Anyway to disable auto retry when job is timeout?

Timeouts

If the job is not completed or failed within the configured job activation timeout, Zeebe reassigns the job to another job worker. This does not affect the number of remaining retries.

A timeout may lead to two different workers working on the same job, possibly at the same time. If this occurs, only one worker successfully completes the job. The other complete job command is rejected with a NOT FOUND error.

The fact that jobs may be worked on more than once means that Zeebe is an β€œat least once” system with respect to job delivery and that worker code must be idempotent. In other words, workers must deal with jobs in a way that allows the code to be executed more than once for the same job, all while preserving the expected application state.

As the docs shows, when a job is not completed or failed within the configured job activation timeout, it will be automatically retried again,which means our business logic may execute many times. In our cases, it’s hard to guarantee the idempotentence of all job.

So is there anyway to disable auto retry when job is timeout?

Hello @TangJiong ,

first of all, you should measure how long your task will take at a max and adjust the timeout value of your request according to it.

If this value varies too much or is too high, you could implement a worker-side state that tracks the executed jobs. My assumption is here that your workers are scaleable. The new worker picking up a job would then be able to check if the task is still in progress.

The auto retry cannot be disabled. The reason is that a worker could crash during execution, leaving a task locked forever. The timeout prevents this.

I hope this helps

Jonathan

1 Like

@jonathanlukas Thanks, I understand this.

Instead of auto retry, mark the timeout job as failed and raise some incident, leave the developer to make the decision. Is this a better way?

Hello @TangJiong ,

you could achieve this by letting a task fail without retries explicitely in your worker code before the task times out. It is possible, but please also test this behaviour under load. It could lead to more admistrative overhead.

Jonathan

@jonathanlukas Very grateful for your patience.

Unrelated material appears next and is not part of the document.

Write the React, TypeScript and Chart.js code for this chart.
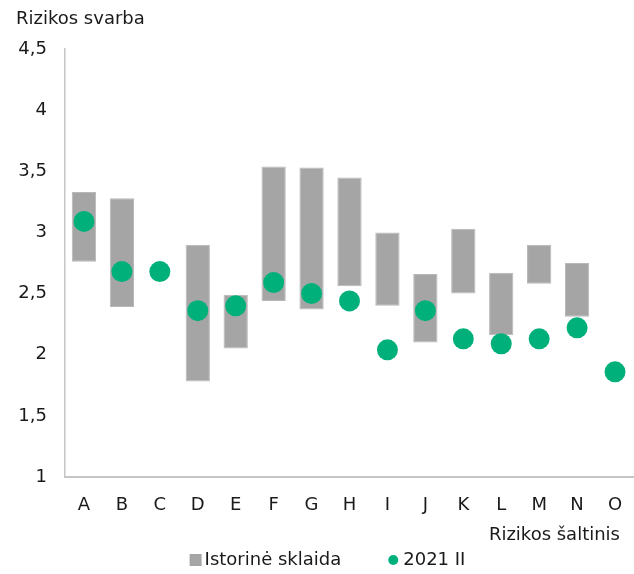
import React, { useEffect, useRef } from "react";
import { Chart, registerables } from "chart.js";

Chart.register(...registerables);

const categories = ["A", "B", "C", "D", "E", "F", "G", "H", "I", "J", "K", "L", "M", "N", "O"];
const histMin: (number | null)[] = [2.76, 2.39, null, 1.78, 2.05, 2.44, 2.37, 2.56, 2.40, 2.10, 2.50, 2.16, 2.58, 2.31, null];
const histMax: (number | null)[] = [3.33, 3.28, null, 2.90, 2.49, 3.54, 3.53, 3.45, 3.00, 2.66, 3.03, 2.67, 2.90, 2.75, null];
const current: number[] = [3.09, 2.68, 2.68, 2.36, 2.40, 2.59, 2.50, 2.44, 2.04, 2.36, 2.13, 2.09, 2.13, 2.22, 1.86];
const seriesNames = ["Istorinė sklaida", "2021 II"];
const yTitle = "Rizikos svarba";
const xTitle = "Rizikos šaltinis";

const GRAY = "#a5a5a5";
const GREEN = "#00b07b";
const TEXT = "#1a1a1a";
const FONT = "'DejaVu Sans', Verdana, sans-serif";
const FS = 18;

const annotPlugin = {
  id: "annot",
  afterDraw(chart: any) {
    const ctx = chart.ctx;
    const area = chart.chartArea;
    ctx.save();
    ctx.font = `${FS}px ${FONT}`;
    ctx.fillStyle = TEXT;
    ctx.textBaseline = "middle";
    // axis titles
    ctx.textAlign = "left";
    ctx.fillText(yTitle, 16, 19);
    ctx.textAlign = "right";
    ctx.fillText(xTitle, area.right - 14, area.bottom + 58);
    // legend
    const w1 = ctx.measureText(seriesNames[0]).width;
    const w2 = ctx.measureText(seriesNames[1]).width;
    const sq = 12;
    const gapIcon = 3;
    const gapItems = 47;
    const dot = 10;
    const total = sq + gapIcon + w1 + gapItems + dot + gapIcon + 2 + w2;
    const cy = area.bottom + 83;
    let x = (area.left + area.right) / 2 - total / 2 - 22;
    ctx.textAlign = "left";
    ctx.fillStyle = GRAY;
    ctx.fillRect(x, cy - sq / 2, sq, sq);
    x += sq + gapIcon;
    ctx.fillStyle = TEXT;
    ctx.fillText(seriesNames[0], x, cy);
    x += w1 + gapItems;
    ctx.fillStyle = GREEN;
    ctx.beginPath();
    ctx.arc(x + dot / 2, cy, dot / 2, 0, Math.PI * 2);
    ctx.fill();
    x += dot + gapIcon + 2;
    ctx.fillStyle = TEXT;
    ctx.fillText(seriesNames[1], x, cy);
    ctx.restore();
  },
};

export default function App() {
  const ref = useRef<HTMLCanvasElement>(null);
  useEffect(() => {
    const chart = new Chart(ref.current!, {
      type: "bar",
      data: {
        labels: categories,
        datasets: [
          {
            type: "bar",
            label: seriesNames[0],
            data: categories.map((_, i) =>
              histMin[i] == null ? null : [histMin[i] as number, histMax[i] as number]
            ) as any,
            backgroundColor: GRAY,
            borderColor: "#b8b8b8",
            borderWidth: 1,
            borderSkipped: false,
            barPercentage: 0.64,
            categoryPercentage: 1,
            order: 1,
          },
          {
            type: "line",
            label: seriesNames[1],
            data: current,
            showLine: false,
            pointRadius: 10.5,
            pointHoverRadius: 10.5,
            pointBackgroundColor: GREEN,
            pointBorderColor: GREEN,
            pointBorderWidth: 0,
            backgroundColor: GREEN,
            borderColor: GREEN,
            order: 0,
          } as any,
        ],
      },
      options: {
        animation: false,
        responsive: false,
        layout: { autoPadding: false, padding: { top: 49, left: 0, right: 0, bottom: 0 } },
        scales: {
          x: {
            offset: true,
            grid: { display: false, drawTicks: false },
            border: { display: true, color: "#c6c6c6", width: 2 },
            ticks: { font: { family: FONT, size: FS }, color: TEXT, padding: 18 },
            afterFit: (s: any) => {
              s.height = 97;
              s.paddingLeft = 0;
              s.paddingRight = 0;
            },
          },
          y: {
            min: 1,
            max: 4.5,
            grid: { display: false, drawTicks: false },
            border: { display: true, color: "#c6c6c6", width: 1.5 },
            ticks: {
              stepSize: 0.5,
              font: { family: FONT, size: FS },
              color: TEXT,
              padding: 18,
              callback: (v: any) => String(v).replace(".", ","),
            },
            afterFit: (s: any) => {
              s.width = 65;
            },
          },
        },
        plugins: {
          title: { display: false },
          tooltip: { enabled: false },
          legend: { display: false },
        } as any,
      },
      plugins: [annotPlugin],
    });
    return () => chart.destroy();
  }, []);
  return (
    <canvas
      ref={ref}
      width={634}
      height={574}
      style={{ position: "absolute", left: 0, top: 0, display: "block" }}
    />
  );
}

letting a task fail without retries explicitely in your worker code before the task times out

Seems help. But that means I need write the code in every Job Worker. I hope the broker can fail the job dirrectly when timeout or in a configurable way.

Maybe I can open an issue to see whether others meet the same case with me?

Hello @TangJiong ,

yes, this is an explicit implementation right now from your side.

You are welcome to open an issue on this if you want.

Jonathan

For these kinds of things, I would wrap the client with my own facade, and put common logic in the facade.

1 Like